▸ Objective
Copy the data precisely, character for character, and leave out every picture.

▸ Data excerpt
- - - - - - -

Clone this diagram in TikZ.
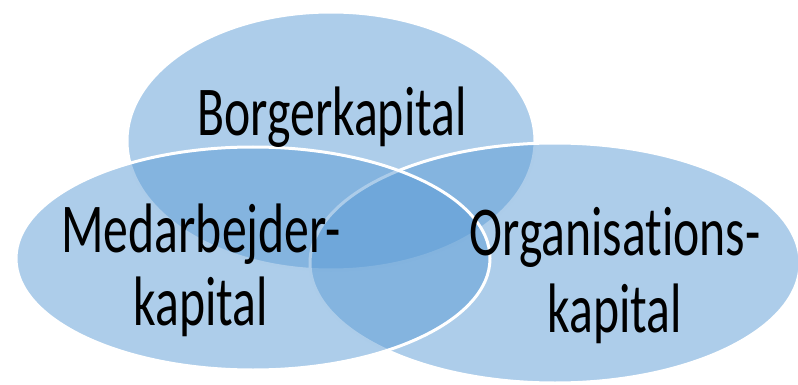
\documentclass[tikz,border=0pt]{standalone}
\usepackage{fontspec}
\newfontfamily\cfont[FakeStretch=0.71,Ligatures={NoCommon}]{Carlito}
\definecolor{vblue}{HTML}{5B9BD5}
\begin{document}
\begin{tikzpicture}[x=1pt,y=-1pt,
  venn/.style={fill=vblue,fill opacity=0.5,draw=white,draw opacity=1,line width=3pt},
  lbl/.style={align=center,inner sep=0pt,text=black,anchor=base}]
\useasboundingbox (0,0) rectangle (798,385);
\clip (0,0) rectangle (798,385);
\path[venn] (331,141) ellipse [x radius=204pt, y radius=129pt];
\path[venn] (555,263) ellipse [x radius=245pt, y radius=120pt];
\path[venn] (253,258.5) ellipse [x radius=237pt, y radius=111.5pt];
\node[lbl,font=\cfont\fontsize{70}{73}\selectfont] (borger) at (332,136) {Borgerkapital};
\node[lbl,font=\cfont\fontsize{70}{73}\selectfont] (medarb) at (201,325) {Medarbejder-\\kapital};
\node[lbl,font=\cfont\fontsize{70}{77}\selectfont] (organ) at (615,332) {Organisations-\\kapital};
\end{tikzpicture}
\end{document}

- - - - - - -

▸ Problem solution
Clone this diagram in TikZ.
\documentclass[tikz,border=0pt]{standalone}
\usepackage{fontspec}
\newfontfamily\cfont[FakeStretch=0.71,Ligatures={NoCommon}]{Carlito}
\definecolor{vblue}{HTML}{5B9BD5}
\begin{document}
\begin{tikzpicture}[x=1pt,y=-1pt,
  venn/.style={fill=vblue,fill opacity=0.5,draw=white,draw opacity=1,line width=3pt},
  lbl/.style={align=center,inner sep=0pt,text=black,anchor=base}]
\useasboundingbox (0,0) rectangle (798,385);
\clip (0,0) rectangle (798,385);
\path[venn] (331,141) ellipse [x radius=204pt, y radius=129pt];
\path[venn] (555,263) ellipse [x radius=245pt, y radius=120pt];
\path[venn] (253,258.5) ellipse [x radius=237pt, y radius=111.5pt];
\node[lbl,font=\cfont\fontsize{70}{73}\selectfont] (borger) at (332,136) {Borgerkapital};
\node[lbl,font=\cfont\fontsize{70}{73}\selectfont] (medarb) at (201,325) {Medarbejder-\\kapital};
\node[lbl,font=\cfont\fontsize{70}{77}\selectfont] (organ) at (615,332) {Organisations-\\kapital};
\end{tikzpicture}
\end{document}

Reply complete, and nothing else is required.